START

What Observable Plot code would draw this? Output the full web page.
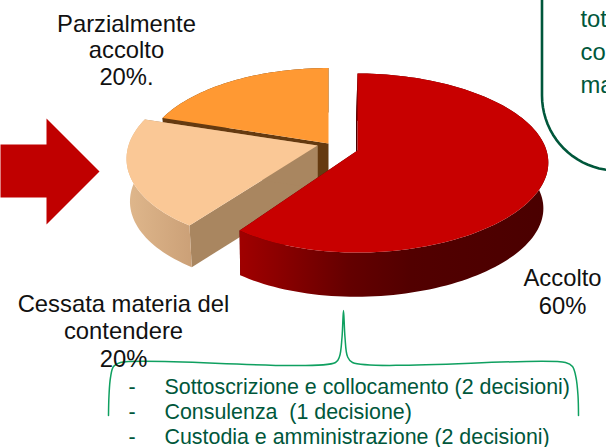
<!DOCTYPE html>
<html><head><meta charset="utf-8">
<style>html,body{margin:0;padding:0;background:#fff;overflow:hidden}svg{display:block}</style>
<script src="https://cdn.jsdelivr.net/npm/d3@7"></script>
<script src="https://cdn.jsdelivr.net/npm/@observablehq/plot@0.6"></script>
</head><body>
<script>
// Data
const outcomes = ["Accolto", "Cessata materia del contendere", "Parzialmente accolto"];
const shares = [60, 20, 20];
const pieLabels = [
  ["Parzialmente", "accolto", "20%."],
  ["Cessata materia del", "contendere", "20%"],
  ["Accolto", "60%"]
];
const detailLines = [
  "Sottoscrizione e collocamento (2 decisioni)",
  "Consulenza  (1 decisione)",
  "Custodia e amministrazione (2 decisioni)"
];
const noteFragments = ["tot", "co", "ma"];

// Presentation
const topColors = ["#c80000", "#fac896", "#ff9933"];
const sideFills = ["url(#redWall)", "url(#peachWall)", "#653a10"];
const cutColors = ["#4a0000", "#a98660", "#653a10"];
const explode = [
  {x0: 357, y0: 150, d: 182, g: 7, ry: 87.8, h: 46, dx: 1.5},
  {x0: 317, y0: 145, d: 199, g: 10, ry: 87.8, h: 43, dx: 0},
  {x0: 328, y0: 143, d: 182, g: 0, ry: 86, h: 43, dx: 0}
];
const persp = 0.14, green = "#00573b", bright = "#0fa060";
const ink = "#111";

const total = d3.sum(shares);
let acc = 0;
const slices = shares.map((v, i) => {
  const a0 = acc / total * 2 * Math.PI;
  acc += v;
  return {name: outcomes[i], a0, a1: acc / total * 2 * Math.PI, ...explode[i], top: topColors[i], side: sideFills[i], cut: cutColors[i]};
});
function project(s, a, level) {
  const u = Math.sin(a), v = Math.cos(a), den = 1 + persp * v, k = 1 - 0.018 * level;
  return [s.x0 - level * s.dx + k * (s.d * u + s.g * u * u) / den,
          s.y0 + level * s.h - k * s.ry * v / den];
}
const apex = (s, level) => [s.x0 - level * s.dx, s.y0 + level * s.h];
function arc(s, level) {
  const n = Math.ceil((s.a1 - s.a0) / 0.03), pts = [];
  for (let i = 0; i <= n; i++) pts.push(project(s, s.a0 + (s.a1 - s.a0) * i / n, level));
  return pts;
}
const poly = (pts, fill) => Plot.line(pts, {x: d => d[0], y: d => d[1], fill, stroke: "none"});
const stroke = (pts, color, width, curve) => Plot.line(pts, {x: d => d[0], y: d => d[1], stroke: color, strokeWidth: width, curve: curve || "linear"});

const pieMarks = [2, 1, 0].flatMap(i => {
  const s = slices[i];
  return [
    poly([apex(s, 0), project(s, s.a0, 0), project(s, s.a0, 1), apex(s, 1)], s.cut),
    poly([apex(s, 0), project(s, s.a1, 0), project(s, s.a1, 1), apex(s, 1)], s.cut),
    poly([...arc(s, 0), ...arc(s, 1).reverse()], s.side),
    poly([apex(s, 0), ...arc(s, 0)], s.top)
  ];
});

const callout = [[541.5, -4], [541.5, 95]];
for (let t = 0.05; t <= 1.5; t += 0.05) callout.push([616 - 74.5 * Math.cos(t * Math.PI / 2), 95 + 75 * Math.sin(t * Math.PI / 2)]);

const bracket = [[108, 415], [108.5, 395], [110, 377], [113, 366], [120, 362], [335, 362], [339, 356], [341.5, 337], [343, 310], [344.5, 337], [347, 356], [352, 362], [565, 362], [572, 366], [575.5, 377], [577.5, 395], [578, 415]];

const textMark = (rows, opts) => Plot.text(rows, {text: d => d.t, x: d => d.x, y: d => d.y, frameAnchor: "middle", lineAnchor: "bottom", fontFamily: "Liberation Sans", ...opts});
const labelRows = [
  ...pieLabels[0].map((t, i) => ({t, x: 126, y: 31 + i * 26.5})),
  ...pieLabels[1].map((t, i) => ({t, x: 123, y: 311 + i * 27.5})),
  ...pieLabels[2].map((t, i) => ({t, x: 562, y: 285 + i * 28}))
];

const chart = Plot.plot({
  width: 606, height: 447, margin: 0,
  x: {domain: [0, 606], range: [0, 606], axis: null},
  y: {domain: [0, 447], range: [0, 447], axis: null},
  marks: [
    poly([[0, 144], [46, 144], [46, 118], [99, 171], [46, 224], [46, 197], [0, 197]], "#c00000"),
    ...pieMarks,
    stroke(callout, green, 2.6),
    stroke(bracket, bright, 1.5, "catmull-rom"),
    textMark(labelRows, {textAnchor: "middle", fontSize: 23.8, fill: ink}),
    textMark(noteFragments.map((t, i) => ({t, x: 580, y: 26 + i * 33})), {textAnchor: "start", fontSize: 23.8, fill: green}),
    textMark(detailLines.map((t, i) => ({t, x: 164, y: 393.5 + i * 25})), {textAnchor: "start", fontSize: 21.4, fill: green}),
    textMark(detailLines.map((t, i) => ({t: "-", x: 128, y: 393.5 + i * 25})), {textAnchor: "start", fontSize: 21.4, fill: green})
  ]
});
chart.style.background = "#fff";
const defs = d3.select(chart).insert("defs", ":first-child");
function grad(id, x1, x2, stops) {
  const g = defs.append("linearGradient").attr("id", id).attr("gradientUnits", "userSpaceOnUse")
    .attr("x1", x1).attr("x2", x2).attr("y1", 0).attr("y2", 0);
  stops.forEach(([o, c]) => g.append("stop").attr("offset", o).attr("stop-color", c));
}
grad("redWall", 239, 551, [[0, "#a00000"], [0.12, "#8c0000"], [0.35, "#640000"], [0.55, "#520000"], [1, "#4a0000"]]);
grad("peachWall", 127, 192, [[0, "#dfb78c"], [1, "#cba077"]]);
document.body.appendChild(chart);
</script>
</body></html>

END

Written problem: Except for the pictures, copy the material above exactly.

Expected output:
What Observable Plot code would draw this? Output the full web page.
<!DOCTYPE html>
<html><head><meta charset="utf-8">
<style>html,body{margin:0;padding:0;background:#fff;overflow:hidden}svg{display:block}</style>
<script src="https://cdn.jsdelivr.net/npm/d3@7"></script>
<script src="https://cdn.jsdelivr.net/npm/@observablehq/plot@0.6"></script>
</head><body>
<script>
// Data
const outcomes = ["Accolto", "Cessata materia del contendere", "Parzialmente accolto"];
const shares = [60, 20, 20];
const pieLabels = [
  ["Parzialmente", "accolto", "20%."],
  ["Cessata materia del", "contendere", "20%"],
  ["Accolto", "60%"]
];
const detailLines = [
  "Sottoscrizione e collocamento (2 decisioni)",
  "Consulenza  (1 decisione)",
  "Custodia e amministrazione (2 decisioni)"
];
const noteFragments = ["tot", "co", "ma"];

// Presentation
const topColors = ["#c80000", "#fac896", "#ff9933"];
const sideFills = ["url(#redWall)", "url(#peachWall)", "#653a10"];
const cutColors = ["#4a0000", "#a98660", "#653a10"];
const explode = [
  {x0: 357, y0: 150, d: 182, g: 7, ry: 87.8, h: 46, dx: 1.5},
  {x0: 317, y0: 145, d: 199, g: 10, ry: 87.8, h: 43, dx: 0},
  {x0: 328, y0: 143, d: 182, g: 0, ry: 86, h: 43, dx: 0}
];
const persp = 0.14, green = "#00573b", bright = "#0fa060";
const ink = "#111";

const total = d3.sum(shares);
let acc = 0;
const slices = shares.map((v, i) => {
  const a0 = acc / total * 2 * Math.PI;
  acc += v;
  return {name: outcomes[i], a0, a1: acc / total * 2 * Math.PI, ...explode[i], top: topColors[i], side: sideFills[i], cut: cutColors[i]};
});
function project(s, a, level) {
  const u = Math.sin(a), v = Math.cos(a), den = 1 + persp * v, k = 1 - 0.018 * level;
  return [s.x0 - level * s.dx + k * (s.d * u + s.g * u * u) / den,
          s.y0 + level * s.h - k * s.ry * v / den];
}
const apex = (s, level) => [s.x0 - level * s.dx, s.y0 + level * s.h];
function arc(s, level) {
  const n = Math.ceil((s.a1 - s.a0) / 0.03), pts = [];
  for (let i = 0; i <= n; i++) pts.push(project(s, s.a0 + (s.a1 - s.a0) * i / n, level));
  return pts;
}
const poly = (pts, fill) => Plot.line(pts, {x: d => d[0], y: d => d[1], fill, stroke: "none"});
const stroke = (pts, color, width, curve) => Plot.line(pts, {x: d => d[0], y: d => d[1], stroke: color, strokeWidth: width, curve: curve || "linear"});

const pieMarks = [2, 1, 0].flatMap(i => {
  const s = slices[i];
  return [
    poly([apex(s, 0), project(s, s.a0, 0), project(s, s.a0, 1), apex(s, 1)], s.cut),
    poly([apex(s, 0), project(s, s.a1, 0), project(s, s.a1, 1), apex(s, 1)], s.cut),
    poly([...arc(s, 0), ...arc(s, 1).reverse()], s.side),
    poly([apex(s, 0), ...arc(s, 0)], s.top)
  ];
});

const callout = [[541.5, -4], [541.5, 95]];
for (let t = 0.05; t <= 1.5; t += 0.05) callout.push([616 - 74.5 * Math.cos(t * Math.PI / 2), 95 + 75 * Math.sin(t * Math.PI / 2)]);

const bracket = [[108, 415], [108.5, 395], [110, 377], [113, 366], [120, 362], [335, 362], [339, 356], [341.5, 337], [343, 310], [344.5, 337], [347, 356], [352, 362], [565, 362], [572, 366], [575.5, 377], [577.5, 395], [578, 415]];

const textMark = (rows, opts) => Plot.text(rows, {text: d => d.t, x: d => d.x, y: d => d.y, frameAnchor: "middle", lineAnchor: "bottom", fontFamily: "Liberation Sans", ...opts});
const labelRows = [
  ...pieLabels[0].map((t, i) => ({t, x: 126, y: 31 + i * 26.5})),
  ...pieLabels[1].map((t, i) => ({t, x: 123, y: 311 + i * 27.5})),
  ...pieLabels[2].map((t, i) => ({t, x: 562, y: 285 + i * 28}))
];

const chart = Plot.plot({
  width: 606, height: 447, margin: 0,
  x: {domain: [0, 606], range: [0, 606], axis: null},
  y: {domain: [0, 447], range: [0, 447], axis: null},
  marks: [
    poly([[0, 144], [46, 144], [46, 118], [99, 171], [46, 224], [46, 197], [0, 197]], "#c00000"),
    ...pieMarks,
    stroke(callout, green, 2.6),
    stroke(bracket, bright, 1.5, "catmull-rom"),
    textMark(labelRows, {textAnchor: "middle", fontSize: 23.8, fill: ink}),
    textMark(noteFragments.map((t, i) => ({t, x: 580, y: 26 + i * 33})), {textAnchor: "start", fontSize: 23.8, fill: green}),
    textMark(detailLines.map((t, i) => ({t, x: 164, y: 393.5 + i * 25})), {textAnchor: "start", fontSize: 21.4, fill: green}),
    textMark(detailLines.map((t, i) => ({t: "-", x: 128, y: 393.5 + i * 25})), {textAnchor: "start", fontSize: 21.4, fill: green})
  ]
});
chart.style.background = "#fff";
const defs = d3.select(chart).insert("defs", ":first-child");
function grad(id, x1, x2, stops) {
  const g = defs.append("linearGradient").attr("id", id).attr("gradientUnits", "userSpaceOnUse")
    .attr("x1", x1).attr("x2", x2).attr("y1", 0).attr("y2", 0);
  stops.forEach(([o, c]) => g.append("stop").attr("offset", o).attr("stop-color", c));
}
grad("redWall", 239, 551, [[0, "#a00000"], [0.12, "#8c0000"], [0.35, "#640000"], [0.55, "#520000"], [1, "#4a0000"]]);
grad("peachWall", 127, 192, [[0, "#dfb78c"], [1, "#cba077"]]);
document.body.appendChild(chart);
</script>
</body></html>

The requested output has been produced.